Following resident comments, the council addressed three ordinances that emerged as a result of the marijuana consumption lounge ordinance approved in September, which would essentially establish additional parking requirements for the businesses, set water and tap fees, and adjust language in the town code to create an exception for marijuana consumption in public places.
All three ordinances passed in 4-3 votes, again with Kaminski, Imamura and Milroy dissenting in what Milroy later called “protest votes.”
“I voted for the hospitality facilities last time, but since then, we’ve been forced to really look at this marijuana issue over and over again,” Milroy said. “I don’t think it really adds any benefit to town. The negatives certainly outweigh any positives. So I won’t be voting for any marijuana regulations or related regulations like this one moving forward.”
However, Mayor Carolyn Skowyra felt the meeting wasn’t the proper battleground for the council members to reinitiate their fight against changes to marijuana restrictions in town, especially because the agenda items were more procedural in nature and not dealing with whether the lounges should be allowed, an issue the council already legislated.

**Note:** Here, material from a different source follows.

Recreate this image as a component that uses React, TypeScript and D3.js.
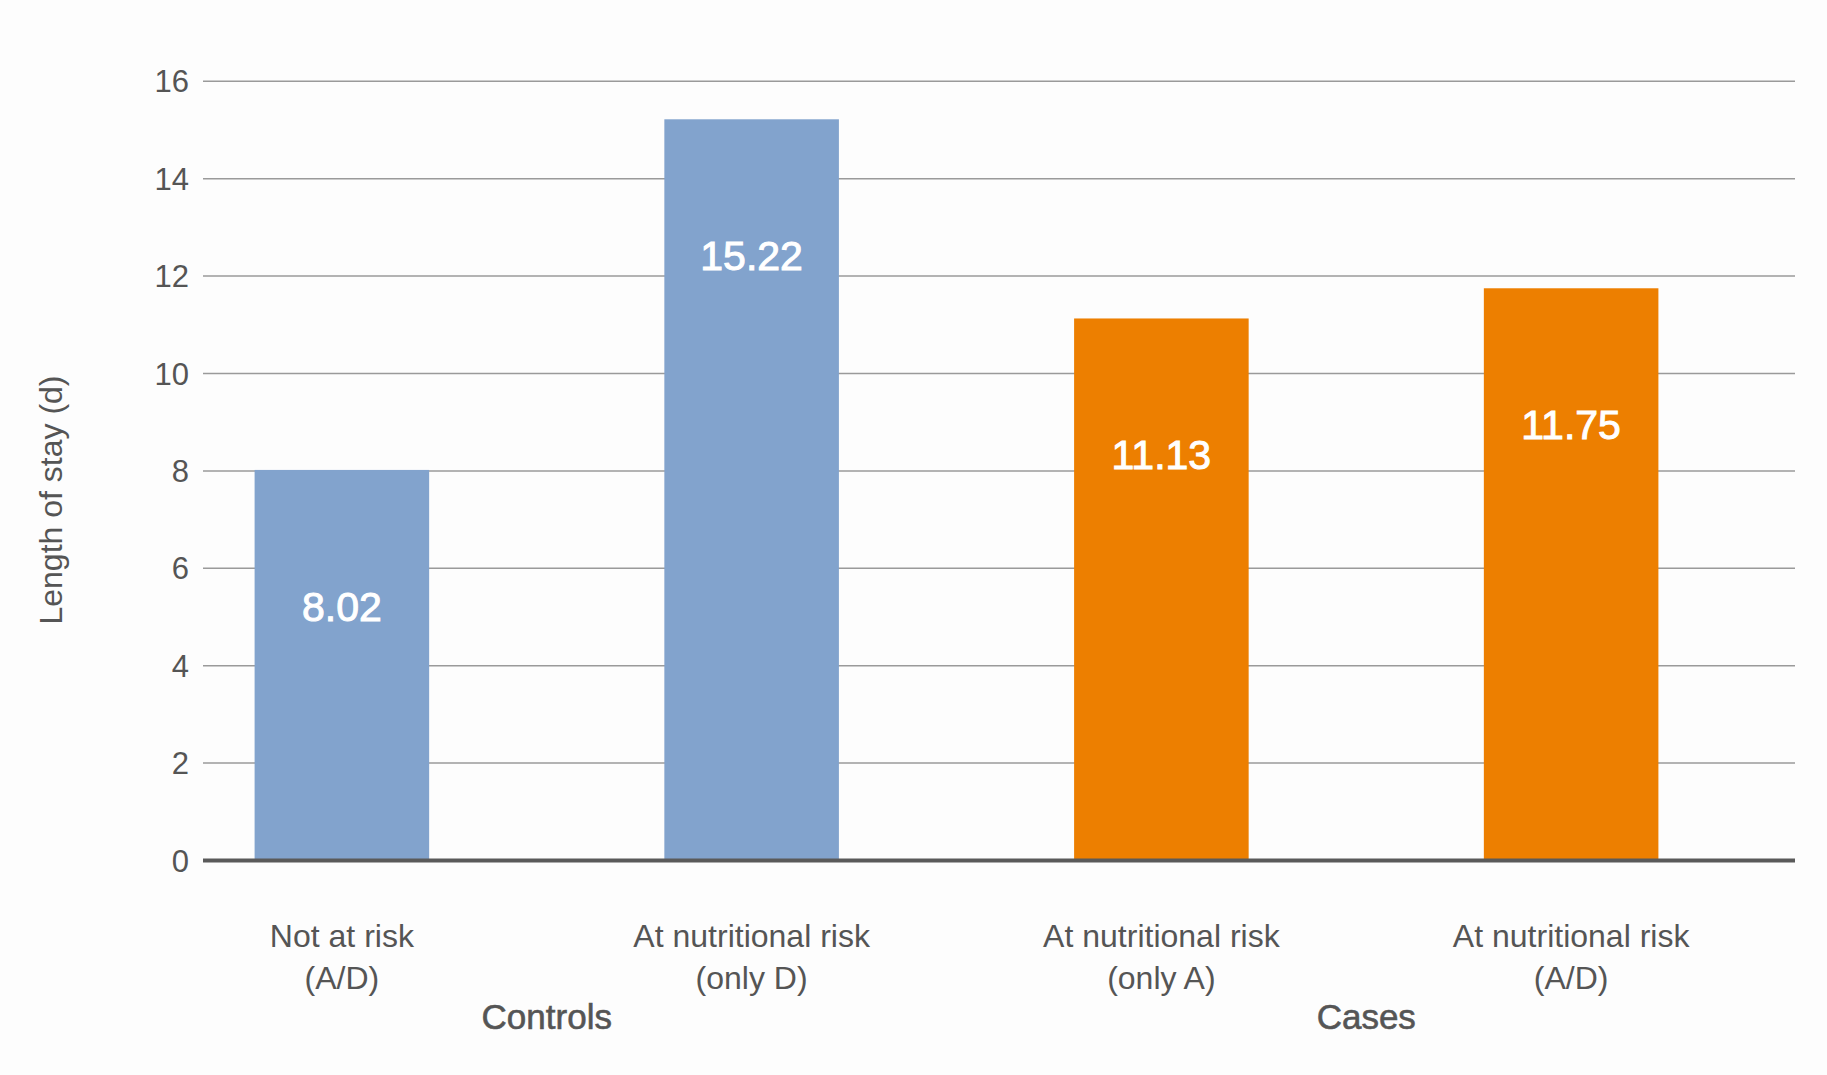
import React, { useEffect, useRef } from 'react';
import * as d3 from 'd3';

// categories (two lines each) and their group
const categories = ['notRisk', 'riskOnlyD', 'riskOnlyA', 'riskAD'];
const labelLine1 = ['Not at risk', 'At nutritional risk', 'At nutritional risk', 'At nutritional risk'];
const labelLine2 = ['(A/D)', '(only D)', '(only A)', '(A/D)'];
const groups = ['Controls', 'Controls', 'Cases', 'Cases'];
const groupNames = ['Controls', 'Cases'];

// length of stay in days
const values = [8.02, 15.22, 11.13, 11.75];

const yTicks = [0, 2, 4, 6, 8, 10, 12, 14, 16];

const colors: Record<string, string> = { Controls: '#82a3cd', Cases: '#ed7f00' };

export default function App() {
  const svgRef = useRef<SVGSVGElement>(null);

  useEffect(() => {
    if (!svgRef.current) return;

    const width = 1827;
    const height = 1075;
    const plotLeft = 203;
    const plotRight = 1795;
    const font = '"Liberation Sans", Arial, Helvetica, sans-serif';
    const textColor = '#555555';

    const svg = d3.select(svgRef.current);
    svg.selectAll('*').remove();
    svg.attr('width', width).attr('height', height);

    svg.append('rect')
      .attr('width', width)
      .attr('height', height)
      .attr('fill', '#fdfdfd');

    const x = d3.scaleBand<string>()
      .domain(categories)
      .range([137, 1776])
      .paddingInner(0.574)
      .paddingOuter(0.287);

    const y = d3.scaleLinear()
      .domain([0, 16])
      .range([860.5, 81.3]);

    // gridlines
    svg.append('g')
      .selectAll('line')
      .data(yTicks.filter(d => d > 0))
      .enter().append('line')
      .attr('x1', plotLeft)
      .attr('x2', plotRight)
      .attr('y1', d => y(d))
      .attr('y2', d => y(d))
      .attr('stroke', '#9a9a9a')
      .attr('stroke-width', 1.5);

    // tick labels
    svg.append('g')
      .selectAll('text')
      .data(yTicks)
      .enter().append('text')
      .attr('x', 189)
      .attr('y', d => y(d))
      .attr('dy', '0.36em')
      .attr('text-anchor', 'end')
      .attr('fill', textColor)
      .style('font-family', font)
      .style('font-size', '31px')
      .text(d => d);

    // bars
    svg.append('g')
      .selectAll('rect')
      .data(values)
      .enter().append('rect')
      .attr('x', (d, i) => x(categories[i])!)
      .attr('y', d => y(d))
      .attr('width', x.bandwidth())
      .attr('height', d => y(0) - y(d))
      .attr('fill', (d, i) => colors[groups[i]]);

    // value labels inside bars (medium weight look)
    svg.append('g')
      .selectAll('text')
      .data(values)
      .enter().append('text')
      .attr('x', (d, i) => x(categories[i])! + x.bandwidth() / 2)
      .attr('y', d => y(d) + 151)
      .attr('text-anchor', 'middle')
      .attr('fill', '#ffffff')
      .attr('stroke', '#ffffff')
      .attr('stroke-width', 1)
      .style('font-family', font)
      .style('font-size', '41px')
      .text(d => d.toFixed(2));

    // baseline
    svg.append('line')
      .attr('x1', plotLeft)
      .attr('x2', plotRight)
      .attr('y1', y(0))
      .attr('y2', y(0))
      .attr('stroke', '#5a5a5a')
      .attr('stroke-width', 4);

    // category labels
    const cat = svg.append('g')
      .selectAll('text')
      .data(categories)
      .enter().append('text')
      .attr('text-anchor', 'middle')
      .attr('fill', textColor)
      .style('font-family', font)
      .style('font-size', '32px');
    cat.append('tspan')
      .attr('x', d => x(d)! + x.bandwidth() / 2)
      .attr('y', 947)
      .text((d, i) => labelLine1[i]);
    cat.append('tspan')
      .attr('x', d => x(d)! + x.bandwidth() / 2)
      .attr('y', 989)
      .text((d, i) => labelLine2[i]);

    // group labels centred under their bars
    svg.append('g')
      .selectAll('text')
      .data(groupNames)
      .enter().append('text')
      .attr('x', g => {
        const xs = categories.filter((c, i) => groups[i] === g).map(c => x(c)! + x.bandwidth() / 2);
        return d3.mean(xs)!;
      })
      .attr('y', 1029)
      .attr('text-anchor', 'middle')
      .attr('fill', textColor)
      .attr('stroke', textColor)
      .attr('stroke-width', 0.6)
      .style('font-family', font)
      .style('font-size', '35px')
      .text(g => g);

    // y axis title
    svg.append('text')
      .attr('transform', 'translate(50,500) rotate(-90)')
      .attr('dy', '0.36em')
      .attr('text-anchor', 'middle')
      .attr('fill', textColor)
      .style('font-family', font)
      .style('font-size', '32px')
      .text('Length of stay (d)');
  }, []);

  return (
    <svg ref={svgRef} style={{ position: 'absolute', left: 0, top: 0, display: 'block' }}></svg>
  );
}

Skowyra suggested Milroy, Kaminski and Imamura were acting in bad faith with their votes and urged the council members to read their “good council member handbooks.”
“Specifically tonight, I’m pretty disappointed in the stance that the council took,” Skowyra said. “… Once a thing has passed, unless we’re having another discussion about changing that decision, it is your responsibility as a council member to act in the best interest of the town. And I feel that three council members tonight were not doing that.”
Skowyra’s remark triggered another debate among council members, with Brad Bailey, Jen Barchers and Kyle Hendricks backing her up.
“This is how we get things done,” Bailey said. “Staff has done their work. They’ve brought these things to us based on our calls to them. … I’m not being terribly critical of anybody, but that was brought to us in fairness and at work with what staff did on a specific issue. We need to stick to that protocol and parliamentary procedure. That’s how we govern in a home-ruled town like this.”
Milroy retorted that the reason he and other council members voted against the ordinances was because marijuana topics keep coming up against the wishes of residents, and he slammed the council for what he called disrespectful and unprofessional behavior.
“There were very disrespectful comments made,” Milroy said. “And I’ve tried to have email discussions. I’ve tried to have follow-up discussions with other council members to try and calm the waters a little. And no one responds to emails, so how is that professional? … It was a protest vote because other council members are telling other council members they don’t care what they think. It’s just not a respectful council environment, parliamentary procedure. So you’re going to get these sorts of results and this sort of discord when you treat people that way. You can’t treat people like that and expect people to be happy about it and go along with procedures.”
Others balked at the idea that voting against the ordinances could be considered not in the best interest of the town.
“I’m feeling like now I should say, ‘Carolyn, why don’t you send me the agenda and tell me how you want me to vote on everything on the agenda?’” Kaminski said. Then after an interruption from Barchers added, “This is why I haven’t talked all night because I don’t get to have a voice.”
It remains to be seen whether public sentiment and internal opposition in the council will keep the marijuana walk-up and drive-thru windows from opening in town — or if there will be further attempts to kill the marijuana hospitality lounge law or establish a moratorium on further dispensary-related regulation changes — but the ordinance will return for a second reading and public hearing at a future meeting, likely in April.